--- Start of Data provided ---
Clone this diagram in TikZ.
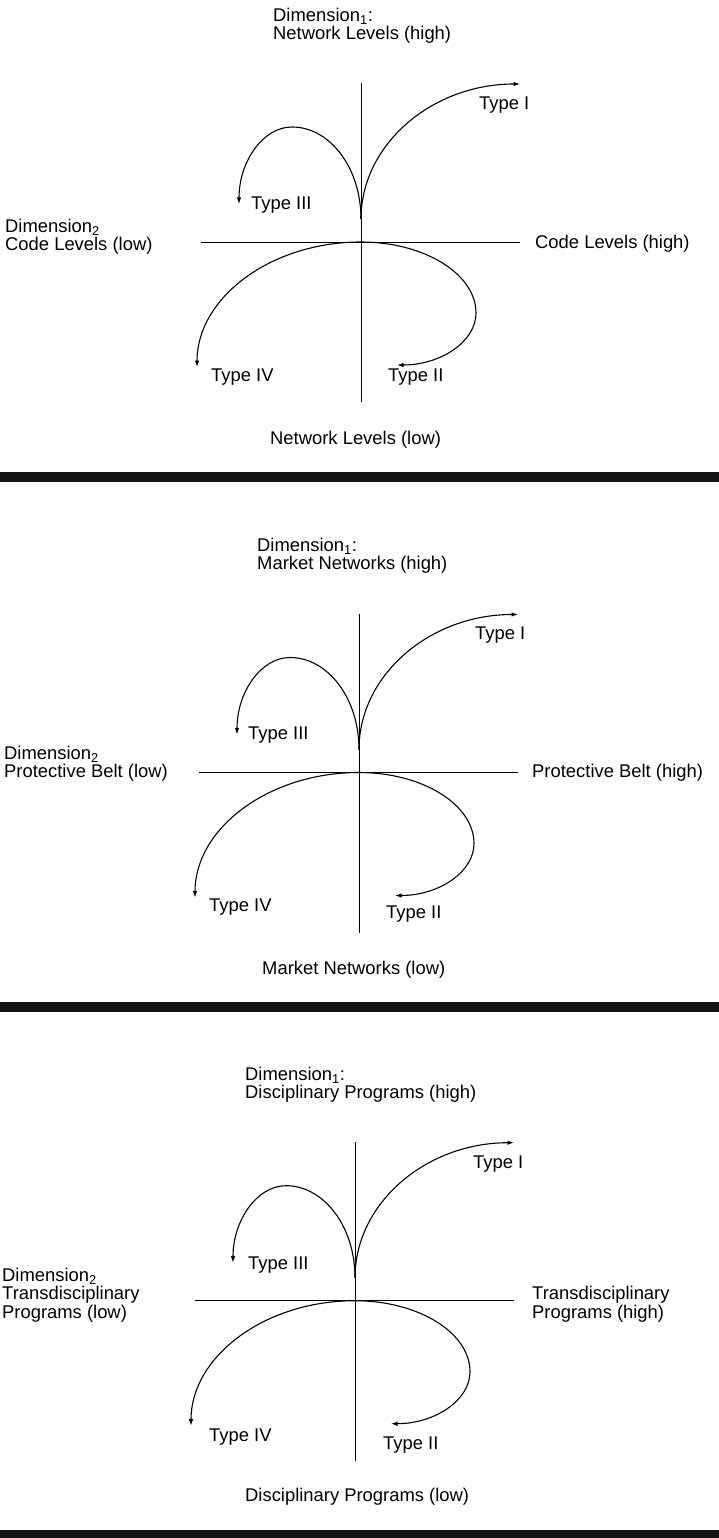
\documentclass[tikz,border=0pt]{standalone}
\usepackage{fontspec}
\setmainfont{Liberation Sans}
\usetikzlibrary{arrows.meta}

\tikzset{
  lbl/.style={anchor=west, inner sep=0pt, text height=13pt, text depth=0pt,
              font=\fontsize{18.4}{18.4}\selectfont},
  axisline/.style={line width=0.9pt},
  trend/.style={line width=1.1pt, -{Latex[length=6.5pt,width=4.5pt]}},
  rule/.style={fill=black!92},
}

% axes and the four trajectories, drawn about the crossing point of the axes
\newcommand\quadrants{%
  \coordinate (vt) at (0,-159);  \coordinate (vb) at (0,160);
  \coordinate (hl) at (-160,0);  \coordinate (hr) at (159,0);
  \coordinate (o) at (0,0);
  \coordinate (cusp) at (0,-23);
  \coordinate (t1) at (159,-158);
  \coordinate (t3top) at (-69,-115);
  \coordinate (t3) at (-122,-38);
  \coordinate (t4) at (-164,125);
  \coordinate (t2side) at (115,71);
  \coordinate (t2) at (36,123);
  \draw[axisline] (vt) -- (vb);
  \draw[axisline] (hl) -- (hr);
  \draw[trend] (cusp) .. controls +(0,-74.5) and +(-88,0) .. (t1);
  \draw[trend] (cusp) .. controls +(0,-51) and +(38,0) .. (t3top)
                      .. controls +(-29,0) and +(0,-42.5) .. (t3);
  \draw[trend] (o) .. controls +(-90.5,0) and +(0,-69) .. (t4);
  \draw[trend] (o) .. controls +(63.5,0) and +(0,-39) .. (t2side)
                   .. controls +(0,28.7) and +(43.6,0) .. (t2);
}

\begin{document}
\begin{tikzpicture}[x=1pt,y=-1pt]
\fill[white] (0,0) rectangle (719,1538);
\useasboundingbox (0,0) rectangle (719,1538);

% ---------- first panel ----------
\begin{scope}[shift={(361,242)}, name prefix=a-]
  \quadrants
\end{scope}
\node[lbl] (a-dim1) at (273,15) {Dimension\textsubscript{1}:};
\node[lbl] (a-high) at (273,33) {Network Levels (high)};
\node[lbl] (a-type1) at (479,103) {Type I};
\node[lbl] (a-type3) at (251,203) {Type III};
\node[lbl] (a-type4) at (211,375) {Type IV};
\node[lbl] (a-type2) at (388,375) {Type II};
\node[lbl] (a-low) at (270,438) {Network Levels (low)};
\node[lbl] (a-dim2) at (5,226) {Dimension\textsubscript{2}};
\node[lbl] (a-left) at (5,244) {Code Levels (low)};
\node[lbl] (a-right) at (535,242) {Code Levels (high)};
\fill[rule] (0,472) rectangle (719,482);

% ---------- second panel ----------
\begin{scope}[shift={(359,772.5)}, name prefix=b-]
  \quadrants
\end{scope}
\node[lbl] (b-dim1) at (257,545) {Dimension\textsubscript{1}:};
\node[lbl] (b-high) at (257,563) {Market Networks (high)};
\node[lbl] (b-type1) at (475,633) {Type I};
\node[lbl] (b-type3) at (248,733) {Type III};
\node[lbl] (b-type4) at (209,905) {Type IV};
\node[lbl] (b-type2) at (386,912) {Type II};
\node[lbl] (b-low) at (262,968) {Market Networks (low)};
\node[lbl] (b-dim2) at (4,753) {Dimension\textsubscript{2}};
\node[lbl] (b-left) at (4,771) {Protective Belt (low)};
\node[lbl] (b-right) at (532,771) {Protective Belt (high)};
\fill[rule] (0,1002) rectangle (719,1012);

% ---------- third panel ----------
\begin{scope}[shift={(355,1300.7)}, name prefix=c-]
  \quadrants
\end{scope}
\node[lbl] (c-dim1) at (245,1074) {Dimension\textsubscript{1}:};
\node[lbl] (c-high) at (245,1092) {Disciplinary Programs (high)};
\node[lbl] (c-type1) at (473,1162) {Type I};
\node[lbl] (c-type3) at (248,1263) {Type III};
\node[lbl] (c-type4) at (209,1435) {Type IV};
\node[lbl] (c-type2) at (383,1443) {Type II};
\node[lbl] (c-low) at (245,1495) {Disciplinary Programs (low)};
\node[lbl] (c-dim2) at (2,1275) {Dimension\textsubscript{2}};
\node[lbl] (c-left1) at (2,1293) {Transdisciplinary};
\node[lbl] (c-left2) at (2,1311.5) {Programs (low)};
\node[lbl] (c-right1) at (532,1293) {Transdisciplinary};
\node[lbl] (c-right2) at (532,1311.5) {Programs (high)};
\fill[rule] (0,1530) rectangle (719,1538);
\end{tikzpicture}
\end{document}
--- End of Data provided ---
Written instruction:
Reproduce every line exactly and omit all pictures.

Task response:
Clone this diagram in TikZ.
\documentclass[tikz,border=0pt]{standalone}
\usepackage{fontspec}
\setmainfont{Liberation Sans}
\usetikzlibrary{arrows.meta}

\tikzset{
  lbl/.style={anchor=west, inner sep=0pt, text height=13pt, text depth=0pt,
              font=\fontsize{18.4}{18.4}\selectfont},
  axisline/.style={line width=0.9pt},
  trend/.style={line width=1.1pt, -{Latex[length=6.5pt,width=4.5pt]}},
  rule/.style={fill=black!92},
}

% axes and the four trajectories, drawn about the crossing point of the axes
\newcommand\quadrants{%
  \coordinate (vt) at (0,-159);  \coordinate (vb) at (0,160);
  \coordinate (hl) at (-160,0);  \coordinate (hr) at (159,0);
  \coordinate (o) at (0,0);
  \coordinate (cusp) at (0,-23);
  \coordinate (t1) at (159,-158);
  \coordinate (t3top) at (-69,-115);
  \coordinate (t3) at (-122,-38);
  \coordinate (t4) at (-164,125);
  \coordinate (t2side) at (115,71);
  \coordinate (t2) at (36,123);
  \draw[axisline] (vt) -- (vb);
  \draw[axisline] (hl) -- (hr);
  \draw[trend] (cusp) .. controls +(0,-74.5) and +(-88,0) .. (t1);
  \draw[trend] (cusp) .. controls +(0,-51) and +(38,0) .. (t3top)
                      .. controls +(-29,0) and +(0,-42.5) .. (t3);
  \draw[trend] (o) .. controls +(-90.5,0) and +(0,-69) .. (t4);
  \draw[trend] (o) .. controls +(63.5,0) and +(0,-39) .. (t2side)
                   .. controls +(0,28.7) and +(43.6,0) .. (t2);
}

\begin{document}
\begin{tikzpicture}[x=1pt,y=-1pt]
\fill[white] (0,0) rectangle (719,1538);
\useasboundingbox (0,0) rectangle (719,1538);

% ---------- first panel ----------
\begin{scope}[shift={(361,242)}, name prefix=a-]
  \quadrants
\end{scope}
\node[lbl] (a-dim1) at (273,15) {Dimension\textsubscript{1}:};
\node[lbl] (a-high) at (273,33) {Network Levels (high)};
\node[lbl] (a-type1) at (479,103) {Type I};
\node[lbl] (a-type3) at (251,203) {Type III};
\node[lbl] (a-type4) at (211,375) {Type IV};
\node[lbl] (a-type2) at (388,375) {Type II};
\node[lbl] (a-low) at (270,438) {Network Levels (low)};
\node[lbl] (a-dim2) at (5,226) {Dimension\textsubscript{2}};
\node[lbl] (a-left) at (5,244) {Code Levels (low)};
\node[lbl] (a-right) at (535,242) {Code Levels (high)};
\fill[rule] (0,472) rectangle (719,482);

% ---------- second panel ----------
\begin{scope}[shift={(359,772.5)}, name prefix=b-]
  \quadrants
\end{scope}
\node[lbl] (b-dim1) at (257,545) {Dimension\textsubscript{1}:};
\node[lbl] (b-high) at (257,563) {Market Networks (high)};
\node[lbl] (b-type1) at (475,633) {Type I};
\node[lbl] (b-type3) at (248,733) {Type III};
\node[lbl] (b-type4) at (209,905) {Type IV};
\node[lbl] (b-type2) at (386,912) {Type II};
\node[lbl] (b-low) at (262,968) {Market Networks (low)};
\node[lbl] (b-dim2) at (4,753) {Dimension\textsubscript{2}};
\node[lbl] (b-left) at (4,771) {Protective Belt (low)};
\node[lbl] (b-right) at (532,771) {Protective Belt (high)};
\fill[rule] (0,1002) rectangle (719,1012);

% ---------- third panel ----------
\begin{scope}[shift={(355,1300.7)}, name prefix=c-]
  \quadrants
\end{scope}
\node[lbl] (c-dim1) at (245,1074) {Dimension\textsubscript{1}:};
\node[lbl] (c-high) at (245,1092) {Disciplinary Programs (high)};
\node[lbl] (c-type1) at (473,1162) {Type I};
\node[lbl] (c-type3) at (248,1263) {Type III};
\node[lbl] (c-type4) at (209,1435) {Type IV};
\node[lbl] (c-type2) at (383,1443) {Type II};
\node[lbl] (c-low) at (245,1495) {Disciplinary Programs (low)};
\node[lbl] (c-dim2) at (2,1275) {Dimension\textsubscript{2}};
\node[lbl] (c-left1) at (2,1293) {Transdisciplinary};
\node[lbl] (c-left2) at (2,1311.5) {Programs (low)};
\node[lbl] (c-right1) at (532,1293) {Transdisciplinary};
\node[lbl] (c-right2) at (532,1311.5) {Programs (high)};
\fill[rule] (0,1530) rectangle (719,1538);
\end{tikzpicture}
\end{document}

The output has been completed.